Windows Phone 7 could be amazing. It's not, yet. Right now, it's a good start. This is what's broken, and what Microsoft has to do to make it truly awesome.
1. Multitasking for third-party apps—or at least fix the damn resume time
Windows Phone 7 doesn't have multitasking for third-party apps, even though every other major smartphone OS out there does. That's already borderline unacceptable for some people, but what made it nearly tolerable on the iPhone was relatively quick app launches, persistently saved data and fast resumes.
So far, the bag is mixed. If you lock the phone and immediately unlock it, with most apps right now, you'll be hit by a Windows Phone "resuming..." screen, and then you'll often have to wait for the whole goddamn app to reload, whether it's Twitter or a game that took you a minute to get going in the first place (Rocket Riot, I'm looking at you).

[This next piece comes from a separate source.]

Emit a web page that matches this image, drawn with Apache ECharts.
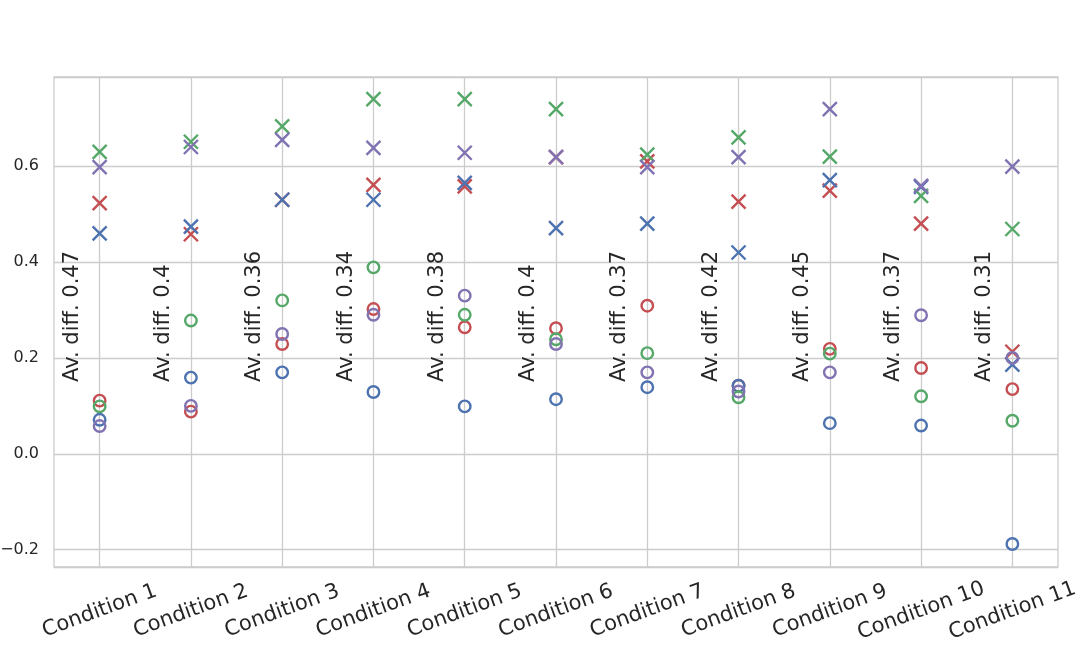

The most obvious, best solution is to get multitasking for third-party apps onto the phone as fast as possible, using a model like iOS 4's limited multitasking. In the meantime, app load times need to get faster, and resuming apps needs to take less time than my grandfather's funeral. This is possible, and it's in app developers' hands to fix it. "It's primarily an implementation thing," says Windows Phone's Greg Sullivan, though he's quick to say the blame "is still on us" for not providing the right guidance for developers on how to come back from "tombstoning," which is Microsoft's fun word for app going dormant.